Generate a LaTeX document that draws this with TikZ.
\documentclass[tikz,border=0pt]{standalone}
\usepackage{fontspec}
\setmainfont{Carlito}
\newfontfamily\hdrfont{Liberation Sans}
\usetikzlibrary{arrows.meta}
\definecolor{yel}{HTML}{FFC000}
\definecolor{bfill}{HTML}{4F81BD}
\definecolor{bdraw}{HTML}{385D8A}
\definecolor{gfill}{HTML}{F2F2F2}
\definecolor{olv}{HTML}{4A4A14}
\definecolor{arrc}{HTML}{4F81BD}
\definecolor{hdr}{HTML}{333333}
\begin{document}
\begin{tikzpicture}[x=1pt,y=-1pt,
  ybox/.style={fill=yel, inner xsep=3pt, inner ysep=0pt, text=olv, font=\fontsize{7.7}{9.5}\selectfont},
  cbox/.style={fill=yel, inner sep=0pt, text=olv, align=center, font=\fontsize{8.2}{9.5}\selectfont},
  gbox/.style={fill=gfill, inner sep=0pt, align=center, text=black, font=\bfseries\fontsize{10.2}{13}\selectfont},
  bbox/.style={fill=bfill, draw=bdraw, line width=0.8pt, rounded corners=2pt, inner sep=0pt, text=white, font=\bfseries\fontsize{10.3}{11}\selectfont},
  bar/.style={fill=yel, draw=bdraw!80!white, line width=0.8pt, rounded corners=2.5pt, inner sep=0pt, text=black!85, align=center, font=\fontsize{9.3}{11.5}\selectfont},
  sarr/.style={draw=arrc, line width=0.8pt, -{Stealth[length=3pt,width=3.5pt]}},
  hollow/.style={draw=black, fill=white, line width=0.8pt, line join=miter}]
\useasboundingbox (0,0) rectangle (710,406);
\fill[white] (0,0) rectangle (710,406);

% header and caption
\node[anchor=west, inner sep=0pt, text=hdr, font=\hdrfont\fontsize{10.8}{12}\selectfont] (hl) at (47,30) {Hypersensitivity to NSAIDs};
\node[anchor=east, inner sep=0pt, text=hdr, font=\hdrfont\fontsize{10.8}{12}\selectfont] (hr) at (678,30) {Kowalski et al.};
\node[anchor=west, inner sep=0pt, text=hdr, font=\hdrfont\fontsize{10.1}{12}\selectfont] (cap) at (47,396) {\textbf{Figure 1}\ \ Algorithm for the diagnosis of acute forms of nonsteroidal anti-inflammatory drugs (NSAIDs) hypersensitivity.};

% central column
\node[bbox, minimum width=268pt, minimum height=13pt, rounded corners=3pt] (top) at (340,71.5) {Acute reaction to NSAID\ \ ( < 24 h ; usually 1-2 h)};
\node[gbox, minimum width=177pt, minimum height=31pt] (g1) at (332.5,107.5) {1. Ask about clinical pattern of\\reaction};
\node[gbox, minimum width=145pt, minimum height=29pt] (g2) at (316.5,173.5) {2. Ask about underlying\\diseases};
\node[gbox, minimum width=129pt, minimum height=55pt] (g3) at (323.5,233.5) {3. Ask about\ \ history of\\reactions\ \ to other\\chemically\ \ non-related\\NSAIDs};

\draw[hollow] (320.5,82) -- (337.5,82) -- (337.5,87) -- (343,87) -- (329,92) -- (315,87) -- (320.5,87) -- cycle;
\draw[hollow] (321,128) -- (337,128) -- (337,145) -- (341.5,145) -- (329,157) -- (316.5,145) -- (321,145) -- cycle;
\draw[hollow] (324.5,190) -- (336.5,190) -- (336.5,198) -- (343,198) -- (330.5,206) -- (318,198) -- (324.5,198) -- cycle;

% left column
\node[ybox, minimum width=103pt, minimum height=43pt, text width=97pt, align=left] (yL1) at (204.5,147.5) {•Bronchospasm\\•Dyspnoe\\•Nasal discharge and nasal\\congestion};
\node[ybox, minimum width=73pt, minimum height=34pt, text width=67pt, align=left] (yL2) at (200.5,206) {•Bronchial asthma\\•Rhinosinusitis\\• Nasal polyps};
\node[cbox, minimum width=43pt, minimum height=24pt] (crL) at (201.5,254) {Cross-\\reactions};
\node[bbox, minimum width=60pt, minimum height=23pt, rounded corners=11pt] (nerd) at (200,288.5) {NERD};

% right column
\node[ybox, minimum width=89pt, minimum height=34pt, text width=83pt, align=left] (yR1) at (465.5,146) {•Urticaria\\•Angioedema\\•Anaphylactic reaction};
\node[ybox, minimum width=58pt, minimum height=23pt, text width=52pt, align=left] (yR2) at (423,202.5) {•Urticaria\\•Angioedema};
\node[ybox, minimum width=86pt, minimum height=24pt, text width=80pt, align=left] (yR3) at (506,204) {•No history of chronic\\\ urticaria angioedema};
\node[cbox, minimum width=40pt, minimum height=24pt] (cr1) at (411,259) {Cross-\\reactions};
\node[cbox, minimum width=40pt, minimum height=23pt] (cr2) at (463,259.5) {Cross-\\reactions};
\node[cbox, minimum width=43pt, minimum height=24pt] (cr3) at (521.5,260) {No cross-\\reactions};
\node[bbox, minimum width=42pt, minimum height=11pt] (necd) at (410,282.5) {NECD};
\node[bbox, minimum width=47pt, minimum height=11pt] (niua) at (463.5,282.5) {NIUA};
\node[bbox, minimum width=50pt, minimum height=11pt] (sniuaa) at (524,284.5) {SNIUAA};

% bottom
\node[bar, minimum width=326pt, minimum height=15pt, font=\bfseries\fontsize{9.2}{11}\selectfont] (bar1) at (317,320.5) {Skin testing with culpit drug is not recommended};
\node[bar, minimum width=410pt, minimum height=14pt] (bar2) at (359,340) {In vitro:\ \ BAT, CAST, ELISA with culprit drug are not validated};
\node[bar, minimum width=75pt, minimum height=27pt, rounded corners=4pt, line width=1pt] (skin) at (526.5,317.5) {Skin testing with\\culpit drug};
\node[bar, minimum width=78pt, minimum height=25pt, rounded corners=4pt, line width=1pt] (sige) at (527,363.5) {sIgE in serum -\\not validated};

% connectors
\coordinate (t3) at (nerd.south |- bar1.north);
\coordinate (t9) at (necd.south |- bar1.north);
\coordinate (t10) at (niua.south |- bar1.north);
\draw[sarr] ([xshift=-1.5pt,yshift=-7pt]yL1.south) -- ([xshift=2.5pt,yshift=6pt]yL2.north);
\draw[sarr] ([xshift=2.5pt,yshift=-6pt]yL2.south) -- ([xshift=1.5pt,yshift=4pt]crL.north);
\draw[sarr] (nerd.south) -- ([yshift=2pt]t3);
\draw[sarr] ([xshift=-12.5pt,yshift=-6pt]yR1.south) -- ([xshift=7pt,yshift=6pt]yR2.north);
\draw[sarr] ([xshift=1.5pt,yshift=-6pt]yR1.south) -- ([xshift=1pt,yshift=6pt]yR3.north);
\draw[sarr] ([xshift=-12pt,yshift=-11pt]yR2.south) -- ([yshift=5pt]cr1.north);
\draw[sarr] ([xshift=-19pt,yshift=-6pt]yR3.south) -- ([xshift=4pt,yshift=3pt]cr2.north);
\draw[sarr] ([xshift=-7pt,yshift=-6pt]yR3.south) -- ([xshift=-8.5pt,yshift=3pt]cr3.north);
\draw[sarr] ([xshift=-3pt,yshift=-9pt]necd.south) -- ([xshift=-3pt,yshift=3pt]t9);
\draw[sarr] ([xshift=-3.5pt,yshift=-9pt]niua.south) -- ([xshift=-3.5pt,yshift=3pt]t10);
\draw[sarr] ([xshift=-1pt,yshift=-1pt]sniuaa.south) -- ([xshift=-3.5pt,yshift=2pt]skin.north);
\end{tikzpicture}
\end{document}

_ _ _ _ _

= GIVEN INSTRUCTION =
Copy out the full listing exactly.

= RESPONSE TO THIS TASK =
Generate a LaTeX document that draws this with TikZ.
\documentclass[tikz,border=0pt]{standalone}
\usepackage{fontspec}
\setmainfont{Carlito}
\newfontfamily\hdrfont{Liberation Sans}
\usetikzlibrary{arrows.meta}
\definecolor{yel}{HTML}{FFC000}
\definecolor{bfill}{HTML}{4F81BD}
\definecolor{bdraw}{HTML}{385D8A}
\definecolor{gfill}{HTML}{F2F2F2}
\definecolor{olv}{HTML}{4A4A14}
\definecolor{arrc}{HTML}{4F81BD}
\definecolor{hdr}{HTML}{333333}
\begin{document}
\begin{tikzpicture}[x=1pt,y=-1pt,
  ybox/.style={fill=yel, inner xsep=3pt, inner ysep=0pt, text=olv, font=\fontsize{7.7}{9.5}\selectfont},
  cbox/.style={fill=yel, inner sep=0pt, text=olv, align=center, font=\fontsize{8.2}{9.5}\selectfont},
  gbox/.style={fill=gfill, inner sep=0pt, align=center, text=black, font=\bfseries\fontsize{10.2}{13}\selectfont},
  bbox/.style={fill=bfill, draw=bdraw, line width=0.8pt, rounded corners=2pt, inner sep=0pt, text=white, font=\bfseries\fontsize{10.3}{11}\selectfont},
  bar/.style={fill=yel, draw=bdraw!80!white, line width=0.8pt, rounded corners=2.5pt, inner sep=0pt, text=black!85, align=center, font=\fontsize{9.3}{11.5}\selectfont},
  sarr/.style={draw=arrc, line width=0.8pt, -{Stealth[length=3pt,width=3.5pt]}},
  hollow/.style={draw=black, fill=white, line width=0.8pt, line join=miter}]
\useasboundingbox (0,0) rectangle (710,406);
\fill[white] (0,0) rectangle (710,406);

% header and caption
\node[anchor=west, inner sep=0pt, text=hdr, font=\hdrfont\fontsize{10.8}{12}\selectfont] (hl) at (47,30) {Hypersensitivity to NSAIDs};
\node[anchor=east, inner sep=0pt, text=hdr, font=\hdrfont\fontsize{10.8}{12}\selectfont] (hr) at (678,30) {Kowalski et al.};
\node[anchor=west, inner sep=0pt, text=hdr, font=\hdrfont\fontsize{10.1}{12}\selectfont] (cap) at (47,396) {\textbf{Figure 1}\ \ Algorithm for the diagnosis of acute forms of nonsteroidal anti-inflammatory drugs (NSAIDs) hypersensitivity.};

% central column
\node[bbox, minimum width=268pt, minimum height=13pt, rounded corners=3pt] (top) at (340,71.5) {Acute reaction to NSAID\ \ ( < 24 h ; usually 1-2 h)};
\node[gbox, minimum width=177pt, minimum height=31pt] (g1) at (332.5,107.5) {1. Ask about clinical pattern of\\reaction};
\node[gbox, minimum width=145pt, minimum height=29pt] (g2) at (316.5,173.5) {2. Ask about underlying\\diseases};
\node[gbox, minimum width=129pt, minimum height=55pt] (g3) at (323.5,233.5) {3. Ask about\ \ history of\\reactions\ \ to other\\chemically\ \ non-related\\NSAIDs};

\draw[hollow] (320.5,82) -- (337.5,82) -- (337.5,87) -- (343,87) -- (329,92) -- (315,87) -- (320.5,87) -- cycle;
\draw[hollow] (321,128) -- (337,128) -- (337,145) -- (341.5,145) -- (329,157) -- (316.5,145) -- (321,145) -- cycle;
\draw[hollow] (324.5,190) -- (336.5,190) -- (336.5,198) -- (343,198) -- (330.5,206) -- (318,198) -- (324.5,198) -- cycle;

% left column
\node[ybox, minimum width=103pt, minimum height=43pt, text width=97pt, align=left] (yL1) at (204.5,147.5) {•Bronchospasm\\•Dyspnoe\\•Nasal discharge and nasal\\congestion};
\node[ybox, minimum width=73pt, minimum height=34pt, text width=67pt, align=left] (yL2) at (200.5,206) {•Bronchial asthma\\•Rhinosinusitis\\• Nasal polyps};
\node[cbox, minimum width=43pt, minimum height=24pt] (crL) at (201.5,254) {Cross-\\reactions};
\node[bbox, minimum width=60pt, minimum height=23pt, rounded corners=11pt] (nerd) at (200,288.5) {NERD};

% right column
\node[ybox, minimum width=89pt, minimum height=34pt, text width=83pt, align=left] (yR1) at (465.5,146) {•Urticaria\\•Angioedema\\•Anaphylactic reaction};
\node[ybox, minimum width=58pt, minimum height=23pt, text width=52pt, align=left] (yR2) at (423,202.5) {•Urticaria\\•Angioedema};
\node[ybox, minimum width=86pt, minimum height=24pt, text width=80pt, align=left] (yR3) at (506,204) {•No history of chronic\\\ urticaria angioedema};
\node[cbox, minimum width=40pt, minimum height=24pt] (cr1) at (411,259) {Cross-\\reactions};
\node[cbox, minimum width=40pt, minimum height=23pt] (cr2) at (463,259.5) {Cross-\\reactions};
\node[cbox, minimum width=43pt, minimum height=24pt] (cr3) at (521.5,260) {No cross-\\reactions};
\node[bbox, minimum width=42pt, minimum height=11pt] (necd) at (410,282.5) {NECD};
\node[bbox, minimum width=47pt, minimum height=11pt] (niua) at (463.5,282.5) {NIUA};
\node[bbox, minimum width=50pt, minimum height=11pt] (sniuaa) at (524,284.5) {SNIUAA};

% bottom
\node[bar, minimum width=326pt, minimum height=15pt, font=\bfseries\fontsize{9.2}{11}\selectfont] (bar1) at (317,320.5) {Skin testing with culpit drug is not recommended};
\node[bar, minimum width=410pt, minimum height=14pt] (bar2) at (359,340) {In vitro:\ \ BAT, CAST, ELISA with culprit drug are not validated};
\node[bar, minimum width=75pt, minimum height=27pt, rounded corners=4pt, line width=1pt] (skin) at (526.5,317.5) {Skin testing with\\culpit drug};
\node[bar, minimum width=78pt, minimum height=25pt, rounded corners=4pt, line width=1pt] (sige) at (527,363.5) {sIgE in serum -\\not validated};

% connectors
\coordinate (t3) at (nerd.south |- bar1.north);
\coordinate (t9) at (necd.south |- bar1.north);
\coordinate (t10) at (niua.south |- bar1.north);
\draw[sarr] ([xshift=-1.5pt,yshift=-7pt]yL1.south) -- ([xshift=2.5pt,yshift=6pt]yL2.north);
\draw[sarr] ([xshift=2.5pt,yshift=-6pt]yL2.south) -- ([xshift=1.5pt,yshift=4pt]crL.north);
\draw[sarr] (nerd.south) -- ([yshift=2pt]t3);
\draw[sarr] ([xshift=-12.5pt,yshift=-6pt]yR1.south) -- ([xshift=7pt,yshift=6pt]yR2.north);
\draw[sarr] ([xshift=1.5pt,yshift=-6pt]yR1.south) -- ([xshift=1pt,yshift=6pt]yR3.north);
\draw[sarr] ([xshift=-12pt,yshift=-11pt]yR2.south) -- ([yshift=5pt]cr1.north);
\draw[sarr] ([xshift=-19pt,yshift=-6pt]yR3.south) -- ([xshift=4pt,yshift=3pt]cr2.north);
\draw[sarr] ([xshift=-7pt,yshift=-6pt]yR3.south) -- ([xshift=-8.5pt,yshift=3pt]cr3.north);
\draw[sarr] ([xshift=-3pt,yshift=-9pt]necd.south) -- ([xshift=-3pt,yshift=3pt]t9);
\draw[sarr] ([xshift=-3.5pt,yshift=-9pt]niua.south) -- ([xshift=-3.5pt,yshift=3pt]t10);
\draw[sarr] ([xshift=-1pt,yshift=-1pt]sniuaa.south) -- ([xshift=-3.5pt,yshift=2pt]skin.north);
\end{tikzpicture}
\end{document}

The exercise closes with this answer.